Stored items from a collection
********
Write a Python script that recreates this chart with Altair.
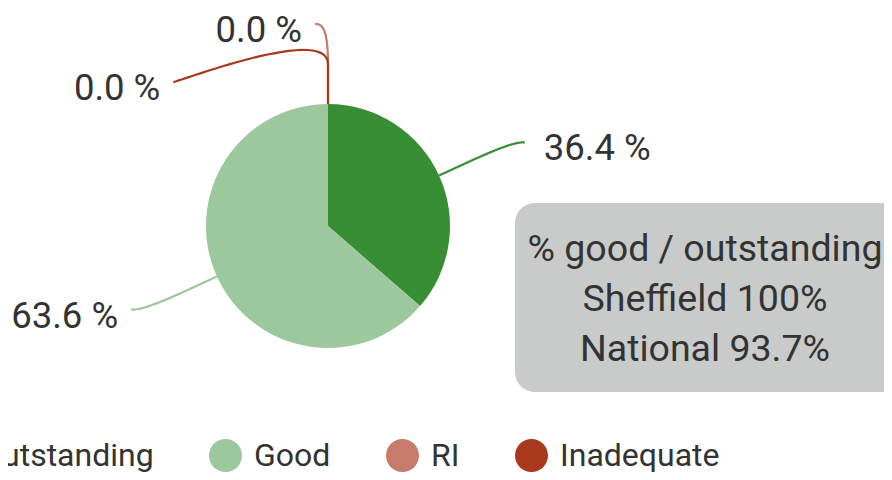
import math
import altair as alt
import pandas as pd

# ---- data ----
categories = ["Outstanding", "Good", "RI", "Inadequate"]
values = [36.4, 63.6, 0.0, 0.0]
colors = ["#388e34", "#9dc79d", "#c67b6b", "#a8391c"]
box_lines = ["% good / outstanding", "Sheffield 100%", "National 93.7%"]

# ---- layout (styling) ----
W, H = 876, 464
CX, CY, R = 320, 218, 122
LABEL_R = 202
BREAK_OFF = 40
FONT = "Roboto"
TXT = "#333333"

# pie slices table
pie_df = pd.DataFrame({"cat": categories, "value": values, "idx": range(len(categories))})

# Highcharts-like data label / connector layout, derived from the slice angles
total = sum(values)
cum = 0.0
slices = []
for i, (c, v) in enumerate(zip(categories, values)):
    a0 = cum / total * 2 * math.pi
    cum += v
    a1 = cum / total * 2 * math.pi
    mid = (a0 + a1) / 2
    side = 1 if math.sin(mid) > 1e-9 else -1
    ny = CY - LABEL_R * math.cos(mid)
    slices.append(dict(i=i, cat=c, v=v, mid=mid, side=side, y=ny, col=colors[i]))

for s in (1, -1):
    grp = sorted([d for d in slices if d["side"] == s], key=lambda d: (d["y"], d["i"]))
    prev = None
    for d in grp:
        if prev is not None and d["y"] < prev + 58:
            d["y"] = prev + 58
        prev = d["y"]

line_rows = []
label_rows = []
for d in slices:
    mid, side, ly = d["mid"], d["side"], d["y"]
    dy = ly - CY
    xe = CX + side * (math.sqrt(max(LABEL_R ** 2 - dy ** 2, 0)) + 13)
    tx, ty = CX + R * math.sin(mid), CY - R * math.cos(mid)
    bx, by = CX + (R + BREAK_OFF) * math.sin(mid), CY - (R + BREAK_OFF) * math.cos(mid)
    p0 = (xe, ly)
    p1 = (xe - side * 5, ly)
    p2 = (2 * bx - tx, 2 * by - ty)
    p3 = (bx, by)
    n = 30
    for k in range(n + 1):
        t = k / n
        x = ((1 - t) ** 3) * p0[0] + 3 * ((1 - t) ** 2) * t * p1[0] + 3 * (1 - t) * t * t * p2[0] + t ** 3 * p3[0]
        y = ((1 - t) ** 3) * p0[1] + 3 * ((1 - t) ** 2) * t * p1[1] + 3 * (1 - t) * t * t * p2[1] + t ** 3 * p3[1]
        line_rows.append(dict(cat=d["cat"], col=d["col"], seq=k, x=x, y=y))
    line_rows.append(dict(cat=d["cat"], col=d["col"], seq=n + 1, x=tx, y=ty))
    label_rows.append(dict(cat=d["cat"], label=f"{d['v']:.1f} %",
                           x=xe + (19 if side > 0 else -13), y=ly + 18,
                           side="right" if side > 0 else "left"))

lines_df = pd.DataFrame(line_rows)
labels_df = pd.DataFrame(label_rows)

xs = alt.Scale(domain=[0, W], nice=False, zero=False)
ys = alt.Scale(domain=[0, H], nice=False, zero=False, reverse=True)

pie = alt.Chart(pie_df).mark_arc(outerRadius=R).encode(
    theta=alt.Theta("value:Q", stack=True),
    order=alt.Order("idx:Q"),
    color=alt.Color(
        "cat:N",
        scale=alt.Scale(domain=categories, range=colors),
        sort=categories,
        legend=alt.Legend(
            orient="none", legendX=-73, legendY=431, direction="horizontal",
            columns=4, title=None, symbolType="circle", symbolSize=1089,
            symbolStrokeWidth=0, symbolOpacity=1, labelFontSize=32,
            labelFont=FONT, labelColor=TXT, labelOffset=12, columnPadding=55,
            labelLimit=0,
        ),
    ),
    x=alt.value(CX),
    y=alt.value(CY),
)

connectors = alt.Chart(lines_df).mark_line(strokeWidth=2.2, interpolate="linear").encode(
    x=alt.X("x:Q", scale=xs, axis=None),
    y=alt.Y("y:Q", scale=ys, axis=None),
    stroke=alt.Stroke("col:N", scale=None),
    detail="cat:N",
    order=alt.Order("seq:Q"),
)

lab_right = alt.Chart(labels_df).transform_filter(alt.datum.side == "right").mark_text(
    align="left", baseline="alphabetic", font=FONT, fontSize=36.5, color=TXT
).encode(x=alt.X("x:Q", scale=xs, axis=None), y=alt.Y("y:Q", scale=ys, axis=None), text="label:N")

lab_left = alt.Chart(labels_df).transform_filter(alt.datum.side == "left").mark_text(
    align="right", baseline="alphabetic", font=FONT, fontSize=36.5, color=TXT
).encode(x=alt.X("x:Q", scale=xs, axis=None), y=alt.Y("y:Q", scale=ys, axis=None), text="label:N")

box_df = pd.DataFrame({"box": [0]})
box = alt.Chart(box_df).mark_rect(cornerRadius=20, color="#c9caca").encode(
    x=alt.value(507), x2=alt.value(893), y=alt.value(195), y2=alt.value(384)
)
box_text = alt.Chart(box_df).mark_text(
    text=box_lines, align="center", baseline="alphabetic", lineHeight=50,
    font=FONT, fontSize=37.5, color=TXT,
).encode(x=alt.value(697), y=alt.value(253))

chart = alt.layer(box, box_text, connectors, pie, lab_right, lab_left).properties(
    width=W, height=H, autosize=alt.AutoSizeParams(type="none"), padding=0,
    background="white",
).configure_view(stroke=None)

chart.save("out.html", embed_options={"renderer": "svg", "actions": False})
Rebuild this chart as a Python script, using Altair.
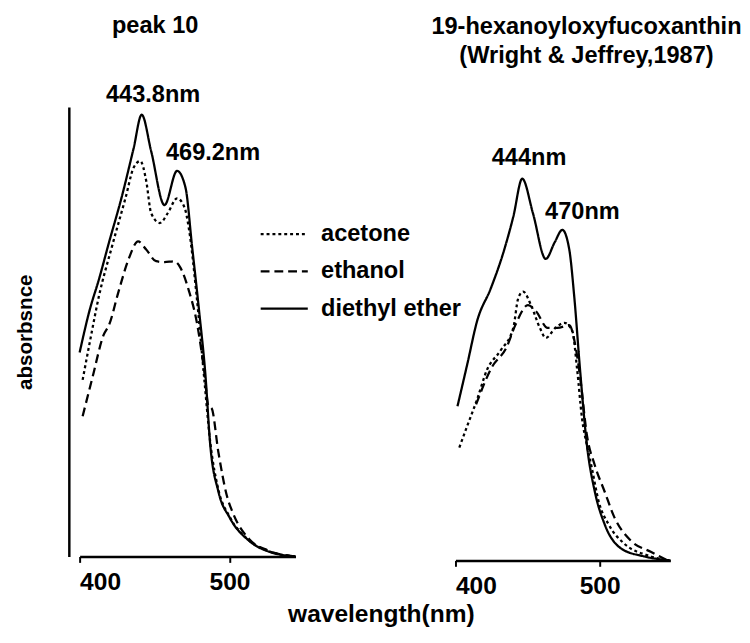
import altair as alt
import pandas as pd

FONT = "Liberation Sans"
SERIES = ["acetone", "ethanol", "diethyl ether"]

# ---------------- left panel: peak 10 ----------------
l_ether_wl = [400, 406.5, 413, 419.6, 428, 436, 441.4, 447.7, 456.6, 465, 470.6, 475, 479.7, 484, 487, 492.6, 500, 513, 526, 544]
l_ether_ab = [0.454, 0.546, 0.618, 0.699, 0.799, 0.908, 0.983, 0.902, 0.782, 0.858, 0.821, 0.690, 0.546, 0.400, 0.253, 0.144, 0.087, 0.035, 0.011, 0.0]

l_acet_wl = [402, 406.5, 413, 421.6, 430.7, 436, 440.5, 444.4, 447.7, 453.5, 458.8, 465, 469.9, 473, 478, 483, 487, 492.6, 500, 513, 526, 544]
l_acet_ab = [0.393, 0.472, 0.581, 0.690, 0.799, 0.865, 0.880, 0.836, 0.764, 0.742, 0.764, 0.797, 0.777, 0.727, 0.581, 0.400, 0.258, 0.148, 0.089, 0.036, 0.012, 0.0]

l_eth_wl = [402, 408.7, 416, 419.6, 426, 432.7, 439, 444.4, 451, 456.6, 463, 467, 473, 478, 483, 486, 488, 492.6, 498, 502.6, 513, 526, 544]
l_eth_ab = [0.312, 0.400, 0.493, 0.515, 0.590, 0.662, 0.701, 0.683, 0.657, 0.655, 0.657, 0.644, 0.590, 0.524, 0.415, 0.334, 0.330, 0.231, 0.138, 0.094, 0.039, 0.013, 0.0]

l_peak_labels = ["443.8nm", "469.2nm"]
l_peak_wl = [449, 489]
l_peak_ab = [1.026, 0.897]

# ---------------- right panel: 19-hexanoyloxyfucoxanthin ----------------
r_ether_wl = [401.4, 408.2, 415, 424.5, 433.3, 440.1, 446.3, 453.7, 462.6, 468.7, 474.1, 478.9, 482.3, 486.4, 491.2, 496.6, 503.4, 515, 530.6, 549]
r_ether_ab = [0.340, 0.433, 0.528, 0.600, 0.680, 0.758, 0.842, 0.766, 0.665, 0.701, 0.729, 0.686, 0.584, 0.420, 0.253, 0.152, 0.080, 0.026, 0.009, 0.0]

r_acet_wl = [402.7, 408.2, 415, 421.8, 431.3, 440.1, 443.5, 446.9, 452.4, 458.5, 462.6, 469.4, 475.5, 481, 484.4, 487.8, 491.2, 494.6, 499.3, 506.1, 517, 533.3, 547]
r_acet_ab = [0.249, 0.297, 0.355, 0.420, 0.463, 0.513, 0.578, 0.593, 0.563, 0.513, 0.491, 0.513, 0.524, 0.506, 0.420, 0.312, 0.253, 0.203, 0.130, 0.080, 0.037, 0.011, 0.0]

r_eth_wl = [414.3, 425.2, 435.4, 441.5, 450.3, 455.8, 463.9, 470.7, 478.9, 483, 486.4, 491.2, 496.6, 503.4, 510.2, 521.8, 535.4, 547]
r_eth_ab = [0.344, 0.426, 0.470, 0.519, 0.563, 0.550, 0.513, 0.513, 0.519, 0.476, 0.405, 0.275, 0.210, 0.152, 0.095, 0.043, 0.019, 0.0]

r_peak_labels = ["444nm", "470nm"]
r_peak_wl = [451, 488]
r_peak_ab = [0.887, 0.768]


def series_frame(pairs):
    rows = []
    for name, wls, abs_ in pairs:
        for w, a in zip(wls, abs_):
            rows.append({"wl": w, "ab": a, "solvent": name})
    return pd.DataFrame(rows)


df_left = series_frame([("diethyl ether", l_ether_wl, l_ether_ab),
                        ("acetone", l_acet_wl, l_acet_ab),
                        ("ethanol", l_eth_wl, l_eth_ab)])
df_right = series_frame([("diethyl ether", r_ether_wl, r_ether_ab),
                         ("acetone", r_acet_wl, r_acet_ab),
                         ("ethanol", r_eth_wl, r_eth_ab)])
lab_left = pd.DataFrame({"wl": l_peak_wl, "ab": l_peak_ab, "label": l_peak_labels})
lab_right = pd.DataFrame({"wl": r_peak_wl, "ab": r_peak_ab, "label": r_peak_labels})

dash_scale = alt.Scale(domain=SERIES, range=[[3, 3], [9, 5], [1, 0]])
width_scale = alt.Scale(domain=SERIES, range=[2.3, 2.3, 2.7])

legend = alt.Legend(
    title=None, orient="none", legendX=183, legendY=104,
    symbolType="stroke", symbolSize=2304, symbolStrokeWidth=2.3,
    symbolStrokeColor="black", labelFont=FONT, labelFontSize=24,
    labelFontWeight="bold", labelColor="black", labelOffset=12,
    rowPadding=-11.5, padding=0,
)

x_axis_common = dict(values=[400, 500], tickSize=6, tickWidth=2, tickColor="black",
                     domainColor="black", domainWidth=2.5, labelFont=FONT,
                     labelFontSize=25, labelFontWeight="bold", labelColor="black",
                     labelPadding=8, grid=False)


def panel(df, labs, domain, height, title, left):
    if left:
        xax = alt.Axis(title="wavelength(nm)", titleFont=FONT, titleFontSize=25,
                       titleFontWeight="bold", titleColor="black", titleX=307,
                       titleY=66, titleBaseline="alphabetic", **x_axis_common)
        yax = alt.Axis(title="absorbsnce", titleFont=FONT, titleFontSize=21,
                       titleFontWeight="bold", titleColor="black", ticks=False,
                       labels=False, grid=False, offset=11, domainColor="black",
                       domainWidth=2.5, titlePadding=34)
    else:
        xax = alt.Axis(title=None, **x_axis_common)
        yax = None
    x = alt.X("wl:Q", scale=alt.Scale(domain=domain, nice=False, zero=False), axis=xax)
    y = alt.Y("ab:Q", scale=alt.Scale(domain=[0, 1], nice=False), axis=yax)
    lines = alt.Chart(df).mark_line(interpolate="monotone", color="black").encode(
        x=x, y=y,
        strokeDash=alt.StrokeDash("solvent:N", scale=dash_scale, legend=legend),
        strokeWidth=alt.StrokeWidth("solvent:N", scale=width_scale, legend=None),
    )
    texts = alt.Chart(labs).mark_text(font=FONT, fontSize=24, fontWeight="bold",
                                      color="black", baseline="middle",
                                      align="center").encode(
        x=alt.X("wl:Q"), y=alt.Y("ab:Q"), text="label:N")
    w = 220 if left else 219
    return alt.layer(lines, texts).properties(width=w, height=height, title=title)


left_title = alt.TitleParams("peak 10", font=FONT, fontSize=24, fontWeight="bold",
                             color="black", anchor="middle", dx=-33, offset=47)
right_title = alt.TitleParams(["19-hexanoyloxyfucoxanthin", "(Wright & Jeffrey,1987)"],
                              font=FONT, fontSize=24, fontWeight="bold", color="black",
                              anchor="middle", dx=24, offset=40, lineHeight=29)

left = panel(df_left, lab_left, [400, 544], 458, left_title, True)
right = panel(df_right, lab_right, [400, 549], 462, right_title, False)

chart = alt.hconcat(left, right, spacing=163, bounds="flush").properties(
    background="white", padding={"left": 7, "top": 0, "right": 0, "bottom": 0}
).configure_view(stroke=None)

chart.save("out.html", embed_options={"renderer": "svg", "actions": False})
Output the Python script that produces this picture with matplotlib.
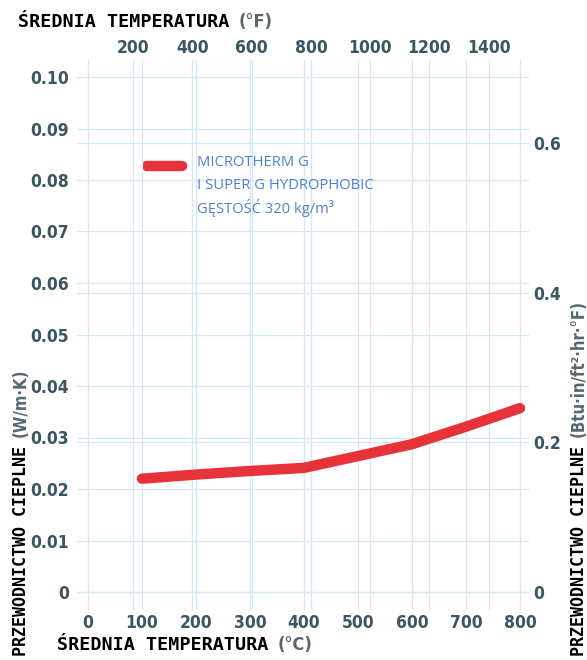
********
**The task:** Read the entries and pick out all lines that include the word "script".

**Written solution:**
Write a Python script that recreates this chart with Altair.
Rebuild this chart as a Python script, using Altair.
Output the Python script that produces this picture with matplotlib.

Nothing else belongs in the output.